There's even a cool touch of photography with these model builders because the best way to represent what they've made is to present it as an actual photo. So there's always a cool finished shot that can trick the viewer into thinking they're just looking at a photo of a waterfall, or subway station, the limits are endless. Adding the appropriate backdrop and subtle editing elements to these photos is no joke either. You're really playing with what is going to add a slight touch of realism to a photo and if you accidentally overdo it then you could work in the opposite direction and make it appear super fake. The delicacy of these projects is wild and leaves very little room for error which, again, makes the technical ability of these artists so impressive.

A great example of setting a scene and some cool photo editing touches to add just a hit more realism to a model

Another fascinating element of theses processes is the tools these makers are using. Their talent with common artist tools like airbrushes, plaster, foam, and general woodworking elements is impressive but there's a whole world of tools these guys have that I've never even heard of!
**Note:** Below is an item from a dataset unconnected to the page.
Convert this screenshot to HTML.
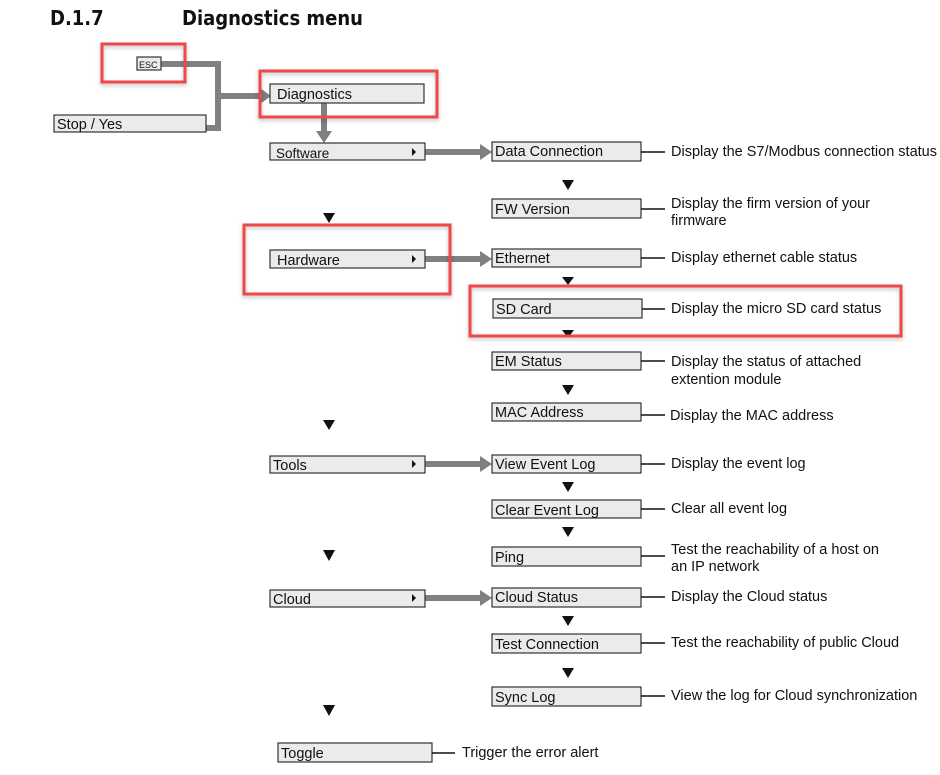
<!DOCTYPE html>
<html><head><meta charset="utf-8"><style>
html,body{margin:0;padding:0;background:#fff;}
svg{display:block;}
text{font-family:"Liberation Sans",Arial,sans-serif;fill:#111;}
</style></head><body>
<svg width="940" height="775" viewBox="0 0 940 775" xmlns="http://www.w3.org/2000/svg">
<defs>
<filter id="sh" x="-10%" y="-10%" width="120%" height="130%"><feDropShadow dx="0" dy="2" stdDeviation="2" flood-color="#000" flood-opacity="0.25"/></filter>
</defs>
<text x="50" y="25" font-size="20" font-weight="bold" style="font-family:'DejaVu Sans Condensed','Liberation Sans',sans-serif">D.1.7</text>
<text x="182" y="25" font-size="20" font-weight="bold" style="font-family:'DejaVu Sans Condensed','Liberation Sans',sans-serif">Diagnostics menu</text>

<g stroke="#808080" stroke-width="6" fill="none">
<polyline points="161,64 218,64 218,128 206,128"/>
<line x1="218" y1="96" x2="262" y2="96"/>
<line x1="324" y1="103" x2="324" y2="133"/>
<line x1="425" y1="152" x2="482" y2="152"/>
<line x1="425" y1="259" x2="482" y2="259"/>
<line x1="425" y1="464" x2="482" y2="464"/>
<line x1="425" y1="598" x2="482" y2="598"/>
</g>
<g fill="#808080">
<polygon points="260,88 271,96 260,104"/>
<polygon points="316,131 332,131 324,143"/>
<polygon points="480,144 492,152 480,160"/>
<polygon points="480,251 492,259 480,267"/>
<polygon points="480,456 492,464 480,472"/>
<polygon points="480,590 492,598 480,606"/>
</g>

<g fill="#ebebeb" stroke="#333" stroke-width="1.2">
<rect x="137" y="57" width="24" height="13"/>
<rect x="54" y="115" width="152" height="17"/>
<rect x="270" y="84" width="154" height="19"/>
<rect x="270" y="143" width="155" height="17"/>
<rect x="492" y="142" width="149" height="19"/>
<rect x="492" y="199" width="149" height="19"/>
<rect x="270" y="250" width="155" height="18"/>
<rect x="492" y="249" width="149" height="18"/>
<rect x="493" y="299" width="149" height="19"/>
<rect x="492" y="352" width="149" height="18"/>
<rect x="492" y="403" width="149" height="18"/>
<rect x="270" y="456" width="155" height="17"/>
<rect x="492" y="455" width="149" height="18"/>
<rect x="492" y="500" width="149" height="18"/>
<rect x="492" y="547" width="149" height="19"/>
<rect x="270" y="590" width="155" height="17"/>
<rect x="492" y="588" width="149" height="19"/>
<rect x="492" y="634" width="149" height="19"/>
<rect x="492" y="687" width="149" height="19"/>
<rect x="278" y="743" width="154" height="19"/>
</g>

<g fill="#111">
<polygon points="412,148 416,152 412,156"/>
<polygon points="412,255 416,259 412,263"/>
<polygon points="412,460 416,464 412,468"/>
<polygon points="412,594 416,598 412,602"/>
</g>

<g fill="#111">
<polygon points="562,180 574,180 568,190"/>
<polygon points="323,213 335,213 329,223"/>
<polygon points="562,277 574,277 568,285"/>
<polygon points="562,330 574,330 568,338"/>
<polygon points="562,385 574,385 568,395"/>
<polygon points="323,420 335,420 329,430"/>
<polygon points="562,482 574,482 568,492"/>
<polygon points="562,527 574,527 568,537"/>
<polygon points="323,550 335,550 329,561"/>
<polygon points="562,616 574,616 568,626"/>
<polygon points="562,668 574,668 568,678"/>
<polygon points="323,705 335,705 329,716"/>
</g>

<g stroke="#111" stroke-width="1.5">
<line x1="641" y1="152" x2="665" y2="152"/>
<line x1="641" y1="209" x2="665" y2="209"/>
<line x1="641" y1="258" x2="665" y2="258"/>
<line x1="642" y1="309" x2="665" y2="309"/>
<line x1="641" y1="361" x2="665" y2="361"/>
<line x1="641" y1="415" x2="665" y2="415"/>
<line x1="641" y1="464" x2="665" y2="464"/>
<line x1="641" y1="509" x2="665" y2="509"/>
<line x1="641" y1="556" x2="665" y2="556"/>
<line x1="641" y1="597" x2="665" y2="597"/>
<line x1="641" y1="643" x2="665" y2="643"/>
<line x1="641" y1="696" x2="665" y2="696"/>
<line x1="432" y1="753" x2="455" y2="753"/>
</g>

<g font-size="14.5">
<text x="139" y="68" font-size="9">ESC</text>
<text x="57" y="129">Stop / Yes</text>
<text x="277" y="99">Diagnostics</text>
<text x="276" y="158" font-size="13.5">Software</text>
<text x="495" y="156">Data Connection</text>
<text x="495" y="214">FW Version</text>
<text x="277" y="265">Hardware</text>
<text x="495" y="263">Ethernet</text>
<text x="496" y="314">SD Card</text>
<text x="495" y="366">EM Status</text>
<text x="495" y="417">MAC Address</text>
<text x="273" y="470">Tools</text>
<text x="495" y="469">View Event Log</text>
<text x="495" y="515">Clear Event Log</text>
<text x="495" y="562">Ping</text>
<text x="273" y="604">Cloud</text>
<text x="495" y="602">Cloud Status</text>
<text x="495" y="649">Test Connection</text>
<text x="495" y="702">Sync Log</text>
<text x="281" y="758">Toggle</text>
</g>

<g font-size="14.5">
<text x="671" y="156">Display the S7/Modbus connection status</text>
<text x="671" y="208">Display the firm version of your</text>
<text x="671" y="225">firmware</text>
<text x="671" y="262">Display ethernet cable status</text>
<text x="671" y="313">Display the micro SD card status</text>
<text x="671" y="366">Display the status of attached</text>
<text x="671" y="384">extention module</text>
<text x="670" y="420">Display the MAC address</text>
<text x="671" y="468">Display the event log</text>
<text x="671" y="513">Clear all event log</text>
<text x="671" y="554">Test the reachability of a host on</text>
<text x="671" y="571">an IP network</text>
<text x="671" y="601">Display the Cloud status</text>
<text x="671" y="647">Test the reachability of public Cloud</text>
<text x="671" y="700">View the log for Cloud synchronization</text>
<text x="462" y="757">Trigger the error alert</text>
</g>

<g fill="none" stroke="#f0474a" stroke-width="3" filter="url(#sh)">
<rect x="102" y="44" width="83" height="38"/>
<rect x="260" y="71" width="177" height="46"/>
<rect x="244" y="225" width="206" height="69"/>
<rect x="470" y="286" width="431" height="50"/>
</g>
</svg>
</body></html>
Every model video that I watch, one of these makers pulls some fancy new hot wire tool that I've never seen, or could even think of if you gave me the chance, and then they use it flawlessly. One of these videos, the guy had a "static grass applicator," for putting grass on models cleanly. What?! That's wild, these model makers are extremely inventive too! I'm just continuously impressed by what people are able to make.

There's a whole world of people out there who have incredible skill with things like foam/plaster construction, airbrushing, a bunch of tools you've probably never heard of, and just general representation. These are all extremely valuable artistic skills and I don't think that these high quality model builders get the credit they deserve outside of their model building counterparts. I've included a few pictures that show off the final products of some of the models I've found, but I also included some of the videos I've been obsessed with lately and I challenge you to check these out and not get sucked in. There's a whole craft out there that I think is criminally underappreciated and it really makes me ponder what else is out there that we as viewers don't even know about.

Would an interview with a model maker be interesting and something that you want to see?